■ What needs to be done: Starting with the first line below, extract each line through the one that contains "const yTitle = '2nd Principal Component';", inclusive, excluding pictures.

____ Supplied information

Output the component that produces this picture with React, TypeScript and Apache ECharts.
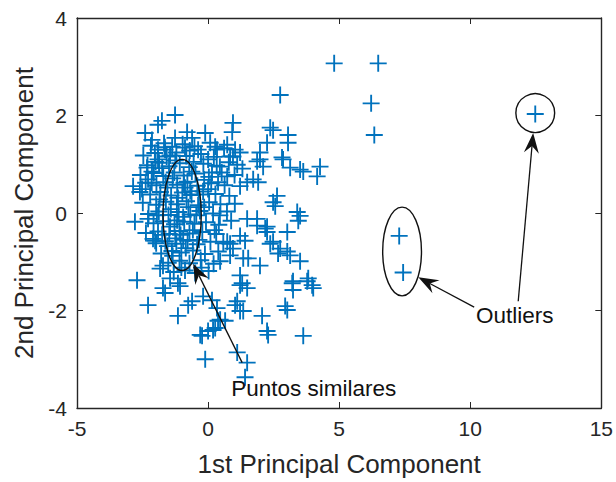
import React, { useEffect, useRef } from 'react';
import * as echarts from 'echarts';

// Axis ranges / ticks
const xTicks = [-5, 0, 5, 10, 15];
const yTicks = [-4, -2, 0, 2, 4];
const xTitle = '1st Principal Component';
const yTitle = '2nd Principal Component';

// Scores: dense core of the cloud [PC1, PC2]
const coreScores: number[][] = [
  [-2.18, 1.38], [-1.68, 1.43], [-1.37, 1.36], [-0.97, 1.41], [-0.52, 1.37], [0.08, 1.44], [0.61, 1.33],
  [-2.47, 1.18], [-2.03, 1.23], [-1.58, 1.16], [-1.21, 1.24], [-0.83, 1.17], [-0.27, 1.21], [0.22, 1.15],
  [-2.31, 0.98], [-1.87, 1.03], [-1.49, 0.96], [-1.08, 1.02], [-0.72, 0.94], [-0.18, 1.01], [0.33, 0.97], [0.79, 1.04], [1.31, 0.91],
  [-2.58, 0.78], [-2.07, 0.82], [-1.71, 0.76], [-1.29, 0.83], [-0.93, 0.77], [-0.48, 0.81], [0.03, 0.74], [0.52, 0.83], [1.01, 0.78],
  [-2.38, 0.62], [-1.97, 0.57], [-1.62, 0.63], [-1.18, 0.58], [-0.79, 0.64], [-0.41, 0.56], [0.12, 0.61], [0.63, 0.57],
  [-2.21, 0.38], [-1.82, 0.43], [-1.41, 0.36], [-0.98, 0.42], [-0.63, 0.37], [-0.19, 0.44], [0.28, 0.39], [0.81, 0.35],
  [-2.49, 0.21], [-1.98, 0.17], [-1.61, 0.23], [-1.19, 0.18], [-0.82, 0.24], [-0.38, 0.16], [0.04, 0.22], [0.47, 0.18], [1.02, 0.19],
  [-2.27, -0.02], [-1.88, 0.03], [-1.51, -0.04], [-1.12, 0.02], [-0.68, -0.03], [-0.31, 0.04], [0.19, -0.01], [0.72, 0.03],
  [-2.08, -0.21], [-1.72, -0.17], [-1.28, -0.23], [-0.91, -0.18], [-0.52, -0.22], [-0.08, -0.19], [0.41, -0.24], [0.88, -0.16],
  [-2.37, -0.41], [-1.91, -0.38], [-1.48, -0.43], [-1.09, -0.37], [-0.71, -0.42], [-0.22, -0.39], [0.31, -0.43],
  [-1.98, -0.62], [-1.63, -0.58], [-1.21, -0.63], [-0.78, -0.57], [-0.42, -0.64], [0.09, -0.59], [0.58, -0.62],
  [-1.79, -0.83], [-1.38, -0.78], [-1.02, -0.81], [-0.58, -0.77], [-0.12, -0.84], [0.39, -0.79],
  [-1.52, -1.02], [-1.09, -0.98], [-0.71, -1.03], [-0.28, -0.97], [0.21, -1.04],
  [-1.31, -1.21], [-0.88, -1.18], [-0.49, -1.23], [0.02, -1.19],
  [-1.35, 0.71], [-0.88, 0.52], [-1.42, 0.08], [-0.95, -0.08], [-1.25, -0.52], [-0.85, -0.72], [-1.15, 0.31],
  [-0.75, 0.12], [-1.45, -0.28], [-1.05, -0.45], [-0.62, 0.85], [-1.25, 1.08], [-0.58, -0.35], [-1.35, -0.88],
  [-0.92, 0.62], [-1.02, -1.12], [-0.68, 0.45], [-1.55, 0.52], [-0.45, -0.05], [-1.18, -0.15],
  [-2.00, 1.05], [-1.75, 0.92], [-1.45, 1.18], [-0.55, 1.05], [-0.15, 0.68], [-2.15, 0.62], [-1.85, 0.28],
  [-0.35, 0.38], [-1.95, -0.05], [-0.15, 0.12], [0.45, -0.05], [-1.75, -0.45], [-0.35, -0.55], [-1.55, -0.68],
  [-0.95, -0.55], [0.25, -0.35], [-0.25, -1.12], [-1.65, 1.35], [-0.70, 1.28], [0.45, 0.95],
];

// Scores: looser surrounding points
const spreadScores: number[][] = [
  [-1.26, 2.01], [-1.76, 1.89], [-2.40, 1.64], [-1.91, 1.81], [-0.80, 1.66], [-0.11, 1.64], [-0.61, 1.54], [-1.26, 1.54],
  [-2.14, 1.50], [0.27, 1.36], [0.95, 1.85], [2.75, 2.42], [2.48, 1.70], [3.05, 1.60], [2.25, 1.44], [2.82, 1.14],
  [1.98, 1.10], [2.10, 0.95], [3.51, 0.89], [4.27, 0.95], [4.16, 0.75], [0.95, 1.16], [1.22, 1.24], [0.73, 1.40],
  [0.34, 1.30], [1.49, 0.63], [1.72, 0.69], [2.48, 0.22], [3.40, 0.02], [3.51, -0.06], [-2.86, 0.55], [-2.60, 0.43],
  [-2.79, -0.18], [1.49, -0.12], [1.87, -0.26], [3.02, -0.39], [2.25, -0.39], [1.22, -0.47], [2.75, -0.73], [2.48, -0.59],
  [3.02, -0.79], [3.51, -0.99], [3.24, -1.40], [3.78, -1.40], [-2.71, -1.38], [-2.10, -0.53], [-1.83, -1.14], [0.46, -0.99],
  [0.84, -0.87], [1.22, -1.28], [-2.29, -1.89], [-1.72, -1.54], [-1.15, -2.11], [-1.07, -1.50], [-0.76, -1.89], [-0.30, -2.50],
  [-0.11, -3.00], [0.19, -2.40], [0.46, -2.19], [0.34, -1.95], [1.11, -1.81], [1.34, -2.01], [1.49, -3.07], [1.41, -3.37],
  [2.06, -2.11], [2.25, -2.42], [2.29, -2.50], [2.94, -1.91], [3.02, -1.99], [3.63, -2.52], [4.01, -1.54], [2.25, -0.28],
  [1.87, -0.12], [0.73, -0.59], [0.95, -0.73], [1.34, -0.93], [1.22, -1.48], [1.49, -1.54], [2.56, 0.14], [3.44, -0.16],
  [2.18, -0.32], [2.37, -0.63], [2.67, -0.83], [3.13, -0.87], [3.82, -1.34], [3.97, -1.48], [3.21, -1.44], [1.98, -1.08],
  [1.53, -0.93], [1.30, -1.44], [1.41, -0.57], [0.84, -0.63], [0.92, 1.66], [2.37, 1.75], [3.05, 1.44], [1.98, 1.24],
  [1.87, 1.06], [2.86, 1.10], [3.13, 0.93], [3.63, 0.85], [1.03, 1.30], [0.84, 1.16], [1.11, 0.99], [1.91, 0.63],
  [1.22, 0.55], [0.73, 0.75], [2.63, 0.35], [1.03, -1.89], [1.22, -2.01], [3.24, -1.58], [1.11, -2.86], [0.65, -2.21],
  [-1.64, -1.64], [-0.61, -1.81], [-0.19, -1.71], [0.15, -1.79], [-0.23, -2.52], [0.00, -2.42], [0.27, -2.36], [0.38, -2.21],
  [-1.45, -1.34], [-1.15, -1.44], [-1.72, -1.08], [-2.29, -0.12], [-2.02, -0.57], [-2.52, 0.49], [-2.33, 0.93], [-2.14, 0.85],
  [-1.91, 1.10], [-2.29, 0.69], [-1.91, 1.30], [-1.64, 1.30], [-0.88, 1.34], [-0.38, 1.30], [0.00, 1.10], [0.15, 0.83],
  [0.38, 0.63], [0.00, 0.49],
];

// Scores: far points above the cloud
const farScores: number[][] = [
  [4.81, 3.07], [6.49, 3.07], [6.22, 2.25], [6.34, 1.60],
];

// Scores: outliers
const outlierScores: number[][] = [
  [7.29, -0.47], [7.44, -1.22], [12.48, 2.03],
];

// Annotations (data coordinates)
const similarEllipse = { cx: -0.99, cy: -0.04, rx: 0.73, ry: 1.14 };
const outlierEllipse = { cx: 7.40, cy: -0.79, rx: 0.74, ry: 0.91 };
const outlierCircle = { cx: 12.48, cy: 2.05, r: 0.74 };
const similarLabel = { text: 'Puntos similares', x: 4.03, y: -3.61 };
const outlierLabel = { text: 'Outliers', x: 11.70, y: -2.10 };
const arrows = [
  { from: [1.30, -3.07], to: [-0.57, -1.04] },
  { from: [10.15, -1.93], to: [8.02, -1.32] },
  { from: [11.83, -1.81], to: [12.40, 1.64] },
];

const FONT = 'Liberation Sans, Arial, Helvetica, sans-serif';
const AXIS_COLOR = '#262626';
const MARK_COLOR = '#0072BD';
const PLUS = 'path://M44.5,0 H55.5 V44.5 H100 V55.5 H55.5 V100 H44.5 V55.5 H0 V44.5 H44.5 Z';

export default function App() {
  const ref = useRef<HTMLDivElement>(null);
  useEffect(() => {
    document.body.style.margin = '0';
    const chart = echarts.init(ref.current as HTMLDivElement, null, { renderer: 'svg' });
    const axisLine = { show: true, onZero: false, lineStyle: { color: AXIS_COLOR, width: 1.4 } };
    const tick = { show: true, inside: true, length: 6, lineStyle: { color: AXIS_COLOR, width: 1 } };
    const xBase = { type: 'value', min: xTicks[0], max: xTicks[xTicks.length - 1], interval: xTicks[1] - xTicks[0], splitLine: { show: false }, axisLine, axisTick: tick };
    const yBase = { type: 'value', min: yTicks[0], max: yTicks[yTicks.length - 1], interval: yTicks[1] - yTicks[0], splitLine: { show: false }, axisLine, axisTick: tick };
    const allScores = [...coreScores, ...spreadScores, ...farScores, ...outlierScores];
    chart.setOption({
      animation: false,
      textStyle: { fontFamily: FONT },
      grid: { left: 77, right: 14, top: 18, bottom: 70, containLabel: false },
      xAxis: [
        {
          ...xBase, position: 'bottom',
          axisLabel: { fontSize: 21, color: AXIS_COLOR, margin: 10, fontFamily: FONT },
          name: xTitle, nameLocation: 'middle', nameGap: 43,
          nameTextStyle: { fontSize: 26, color: AXIS_COLOR, fontFamily: FONT },
        },
        { ...xBase, position: 'top', axisLabel: { show: false } },
      ],
      yAxis: [
        {
          ...yBase, position: 'left',
          axisLabel: { fontSize: 21, color: AXIS_COLOR, margin: 10, fontFamily: FONT },
          name: yTitle, nameLocation: 'middle', nameGap: 40,
          nameTextStyle: { fontSize: 26, color: AXIS_COLOR, fontFamily: FONT },
        },
        { ...yBase, position: 'right', axisLabel: { show: false } },
      ],
      series: [
        {
          type: 'scatter',
          xAxisIndex: 0, yAxisIndex: 0,
          symbol: PLUS, symbolSize: 17,
          itemStyle: { color: MARK_COLOR, opacity: 1 },
          data: allScores,
        },
      ],
    });

    const px = (p: number[]) => chart.convertToPixel({ seriesIndex: 0 }, p) as number[];
    const ellipseEl = (e: { cx: number; cy: number; rx: number; ry: number }) => {
      const c = px([e.cx, e.cy]);
      const r1 = px([e.cx + e.rx, e.cy]);
      const r2 = px([e.cx, e.cy + e.ry]);
      return {
        type: 'ellipse', z: 100,
        shape: { cx: c[0], cy: c[1], rx: Math.abs(r1[0] - c[0]), ry: Math.abs(r2[1] - c[1]) },
        style: { fill: 'none', stroke: '#111', lineWidth: 1.4 },
      };
    };
    const circ = outlierCircle;
    const cc = px([circ.cx, circ.cy]);
    const cr = Math.abs(px([circ.cx + circ.r, circ.cy])[0] - cc[0]);
    const graphics: any[] = [
      ellipseEl(similarEllipse),
      ellipseEl(outlierEllipse),
      { type: 'circle', z: 100, shape: { cx: cc[0], cy: cc[1], r: cr }, style: { fill: 'none', stroke: '#111', lineWidth: 1.4 } },
    ];
    const L = 20, W = 7.5, N = 13;
    arrows.forEach((a) => {
      const t = px(a.from);
      const h = px(a.to);
      const dx = h[0] - t[0], dy = h[1] - t[1];
      const len = Math.hypot(dx, dy);
      const ux = dx / len, uy = dy / len;
      const nx = -uy, ny = ux;
      graphics.push({
        type: 'line', z: 100,
        shape: { x1: t[0], y1: t[1], x2: h[0] - ux * N, y2: h[1] - uy * N },
        style: { stroke: '#111', lineWidth: 1.3 },
      });
      graphics.push({
        type: 'polygon', z: 100,
        shape: {
          points: [
            [h[0], h[1]],
            [h[0] - ux * L + nx * W, h[1] - uy * L + ny * W],
            [h[0] - ux * N, h[1] - uy * N],
            [h[0] - ux * L - nx * W, h[1] - uy * L - ny * W],
          ],
        },
        style: { fill: '#111' },
      });
    });
    [similarLabel, outlierLabel].forEach((lab) => {
      const p = px([lab.x, lab.y]);
      graphics.push({
        type: 'text', z: 101, x: p[0], y: p[1],
        style: { text: lab.text, fill: '#111', font: `22.5px ${FONT}`, align: 'center', verticalAlign: 'middle', backgroundColor: 'transparent' },
      });
    });
    chart.setOption({ graphic: graphics });
    return () => chart.dispose();
  }, []);
  return <div ref={ref} style={{ width: 616, height: 482 }} />;
}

________

■ Output of the exercise:
Output the component that produces this picture with React, TypeScript and Apache ECharts.
import React, { useEffect, useRef } from 'react';
import * as echarts from 'echarts';

// Axis ranges / ticks
const xTicks = [-5, 0, 5, 10, 15];
const yTicks = [-4, -2, 0, 2, 4];
const xTitle = '1st Principal Component';
const yTitle = '2nd Principal Component';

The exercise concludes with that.